By Beting Laygo Dolor | Contributing Editor
The Philippine economy experienced a better than expected bounce last June when inflation slid down to 2.7 percent. The slowing down of inflation is the best level in 22 months. The same time last year, inflation was pegged at 5.2 percent.
According to data from the Philippine Statistics Authority released at the end of last week, the June 2019 inflation rate was the lowest since the 2.6 level attained in August and September, last year.
At a press briefing held July 5, National Statistician Claire Dennis Mapa said prices of rice – the principle staple of most Filipinos – continued to decline. For June, rice prices went down by 1.7 percent year-on-year, continuing the nine percent decline that was achieved in the previous month.
Mapa credited the lower prices of rice to the implementation of the Rice Tariffication Law, which was implemented beginning March of this year. The law liberalized the importation of rice but imposed tariffs on all imports of the staple. As a result, cheap imports mostly from China began flooding the market, mostly selling at slightly more than half the cost of locally produced rice.
Besides rice, the prices of non-alcoholic beverages also slowed down.
The only consumer products that showed a high inflation rate were alcoholic beverages and tobacco, which rose by 9.3 percent.
Housing, water, electricity, gas and other fuels only rose by three percent, while household equipment and routine maintenance for households were slightly higher at 3.1 percent.
There was nominal inflation in the cost of transportation and communications
There was more positive news for Filipino families with the cost of education also experiencing a decline of 4.5 percent across the board. Students enrolled at state universities and colleges have been enjoying the free tuition program through a law that was passed last year and which took effect this school year.
Mapa told reporters that the country’s inflation rate surged in the middle of last year, breaching the five percent level, when higher excise taxes due to the TRAIN Law took effect. Global food prices were also elevated that same time, compounding the problem.
Finally, prices of rice were also higher in Metro Manila due to bottlenecks in delivery and distribution.
In the coming months, consumers can expect inflation to remain at the current “safe” level of between two to three percent.
With inflation easing, the Bangko Sentral ng Pilipinas (BSP) will have greater elbow room to ease fiscal policy.
BSP Gov.
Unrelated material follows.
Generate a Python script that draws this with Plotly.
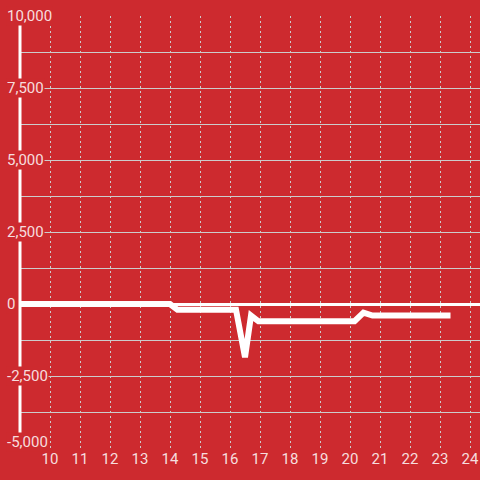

Benjamin Diokno said he will keep a close watch on the latest economic developments “to ensure that the monetary policy stance remains consistent with the BSP’s price stability objective.”
The lower inflation rate attained last month is seen to be maintained for the short term with no significant risks seen on the horizon.
Diokno is seen by the market as being pro-growth and is therefore expected to favor looser monetary policy. But he said that any action he will take as well as its magnitude will be “data dependent.”
The BSP is scheduled to announce its latest policy decision in August.
The BSP’s Monetary Board has kept the key interest rate stable at 4.5 percent and analysts foresee another cut of up to 50 basis points this year.
The BSP’s actions will result in more funds available to the market, thereby spurring greater growth. However, the BSP is expected to maintain a tight watch on the cash in circulation as too much cash can kick start higher inflation.
The boom in the sales of big ticket items like houses and lots, condominiums and motor vehicles is expected to be sustained for the short to mid-term.